Mas ontem recebi um e-mail, depois de três semanas de aula, solicitando o meu comparecimento para uma reunião urgente. Enfim, pontualmente estava no departamento para receber algumas atividades corrigidas e também a notícia de que, segundo ele, apesar de conseguir compreender as aulas, de conseguir analisar o texto e cumprir o proposto, não tenho capacidade de ser aprovada em tal disciplina por apresentar erros lexicais e gramaticais (curiosamente, ontem, uma francesa me disse que no semestre passado, o mesmo descontava muitos pontos das suas atividades pelos mesmos erros). E então, ele me deu duas alternativas: pedir alteração na matrícula e escolher outra disciplina ou assistir suas aulas e fazer todas as atividades consciente de que vou reprovar.

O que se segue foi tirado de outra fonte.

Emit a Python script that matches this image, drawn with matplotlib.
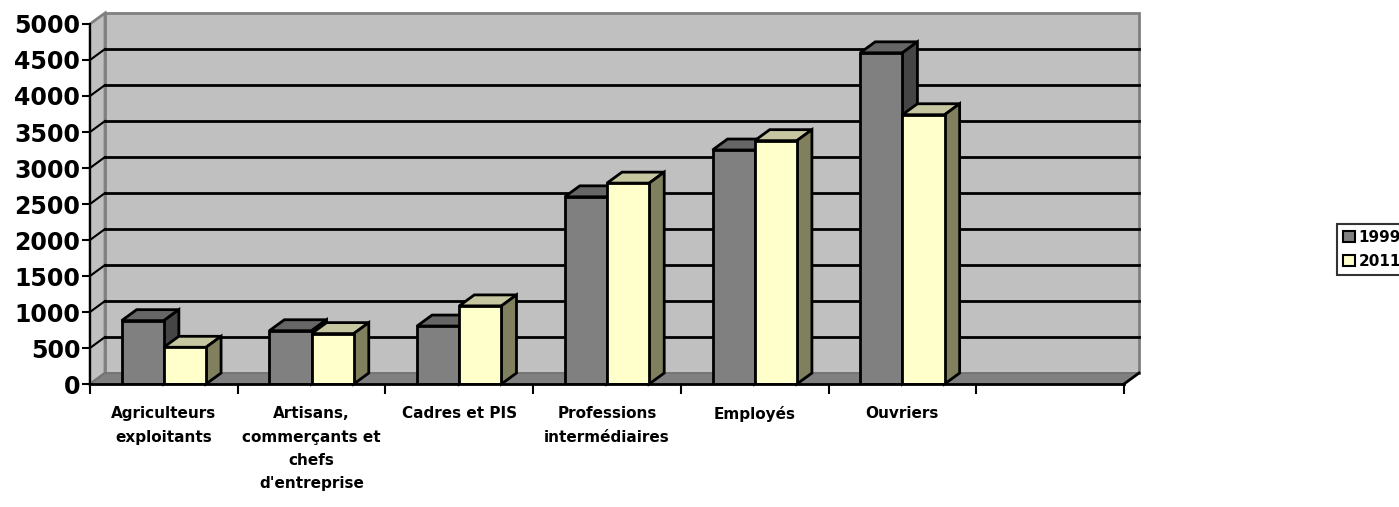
import matplotlib.pyplot as plt
from matplotlib.patches import Polygon, Patch

# data
categories = ['Agriculteurs\nexploitants', 'Artisans,\ncommerçants et\nchefs\nd\'entreprise',
              'Cadres et PIS', 'Professions\nintermédiaires', 'Employés', 'Ouvriers', '']
values_1999 = [880, 740, 805, 2600, 3250, 4600]
values_2011 = [510, 700, 1085, 2790, 3380, 3740]
series = ['1999', '2011']

front_cols = ['#808080', '#FFFFCC']
top_cols = ['#666666', '#C6C6A0']
side_cols = ['#454545', '#80805F']

plt.rcParams['font.family'] = ['DejaVu Sans']
plt.rcParams['font.weight'] = 'bold'

fig = plt.figure(figsize=(13.99, 5.07), dpi=100)
ax = fig.add_axes([90/1399, (507-384)/507, 1034/1399, 360/507])
ncat = len(categories)
ymax = 5000
ax.set_xlim(0, ncat)
ax.set_ylim(0, ymax)

# depth offset of the 3d look, in data units
dx = 15 / 1034 * ncat
dy = 11 / 72.2 * 1000

# back wall, side wall, floor
ax.add_patch(Polygon([(dx, dy), (ncat + dx, dy), (ncat + dx, ymax + dy), (dx, ymax + dy)],
                     closed=True, fc='#C0C0C0', ec='#808080', lw=2, clip_on=False, zorder=1))
ax.add_patch(Polygon([(0, 0), (dx, dy), (dx, ymax + dy), (0, ymax)],
                     closed=True, fc='#C0C0C0', ec='#808080', lw=2, clip_on=False, zorder=1))
for v in range(500, ymax, 500):
    ax.plot([dx, ncat + dx], [v + dy, v + dy], color='black', lw=2, clip_on=False, zorder=2)
    ax.plot([0, dx], [v, v + dy], color='black', lw=1.5, clip_on=False, zorder=2)
ax.add_patch(Polygon([(0, 0), (ncat, 0), (ncat + dx, dy), (dx, dy)],
                     closed=True, fc='#808080', ec='#707070', lw=1, clip_on=False, zorder=2))
ax.plot([ncat, ncat + dx], [0, dy], color='black', lw=2, clip_on=False, zorder=3)

# 3d bars
w = 1 / 3.5
for i in range(len(values_1999)):
    for s, vals in enumerate([values_1999, values_2011]):
        x0 = i + 0.5 - w + s * w
        h = vals[i]
        z = 5 + i * 3 + s
        ax.bar(x0, h, width=w, align='edge', color=front_cols[s], edgecolor='black',
               linewidth=2, zorder=z + 0.2)
        ax.add_patch(Polygon([(x0, h), (x0 + dx, h + dy), (x0 + w + dx, h + dy), (x0 + w, h)],
                             closed=True, fc=top_cols[s], ec='black', lw=2, zorder=z, clip_on=False))
        ax.add_patch(Polygon([(x0 + w, 0), (x0 + w + dx, dy), (x0 + w + dx, h + dy), (x0 + w, h)],
                             closed=True, fc=side_cols[s], ec='black', lw=2, zorder=z, clip_on=False))

ax.set_facecolor('none')
for sp in ['top', 'right']:
    ax.spines[sp].set_visible(False)
ax.spines['left'].set_linewidth(1.5)
ax.spines['bottom'].set_linewidth(2)
ax.spines['left'].set_zorder(30)
ax.spines['bottom'].set_zorder(30)

ax.set_yticks(range(0, ymax + 1, 500))
ax.set_yticklabels([str(v) for v in range(0, ymax + 1, 500)], fontsize=17, fontweight='bold')
ax.tick_params(axis='y', length=6, width=1.5, pad=1)
ax.set_xticks(range(ncat + 1))
ax.set_xticklabels([])
ax.tick_params(axis='x', which='major', length=7, width=1.5, direction='out')
ax.set_xticks([i + 0.5 for i in range(ncat)], minor=True)
ax.set_xticklabels(categories, minor=True, fontsize=11, fontweight='bold', linespacing=1.7)
ax.tick_params(axis='x', which='minor', length=0, pad=16)

handles = [Patch(facecolor=front_cols[k], edgecolor='black', lw=1.5, label=series[k]) for k in range(2)]
leg = fig.legend(handles=handles, loc='upper left', bbox_to_anchor=(1337/1399, 1 - 224/507),
                 frameon=True, fancybox=False, edgecolor='black', prop={'size': 11, 'weight': 'bold'},
                 handlelength=0.75, handleheight=0.75, handletextpad=0.25, labelspacing=0.55,
                 borderpad=0.4, borderaxespad=0)
leg.get_frame().set_linewidth(1.5)

fig.savefig('out.png', dpi=100)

Saí da sala com uma revolta indescritível. Não pela sinceridade do professor, não pelo reconhecimento da minha dificuldade com o idioma, mas pela imposição dos limites que nós, brasileiros, nunca colocamos aos estrangeiros. Estudo na Unesp há oito anos e nunca vi nenhum professor - ou aluno - desconsiderando os esforços de qualquer estrangeiro. Muito pelo contrário... sempre ajudamos, apoiamos, tiramos dúvidas e tentamos fazer com que se sintam acolhidos e envolvidos nas atividades que realizamos (às vezes até demais). E, para ser beeeeem honesta, lamento que muitos professores brasileiros valorizem tanto as teorias metodológicas dos professores europeus quando na prática, eles são mais ultrapassados do que qualquer professor considerado "antiquado" no Brasil. Entram e saem da sala sem olhar para os alunos, sem saber seus nomes, sem provocar discussões ou tirar dúvidas, como se nós, alunos, fossemos meras estátuas. Não há didática, não há contato, não há conversa, não há absolutamente relação entre professor e aluno. Existe professor e existe aluno. Só.
Diante de tudo isso, apenas concluo que, no Brasil, tenho os melhores professores do mundo, que se interessam em saber se estamos aprendendo, que interagem, que promovem o desenvolvimento do pensamento sem humilhar e que, não raras as vezes, se envolvem com problemas pessoais e se interessam em ajudar. Estes sim são grandes, são professores.
Enfim, a educação brasileira tem inúmeras deficiências, incontáveis problemas, mas os professores de lá, do novo mundo, são essencialmente admiráveis."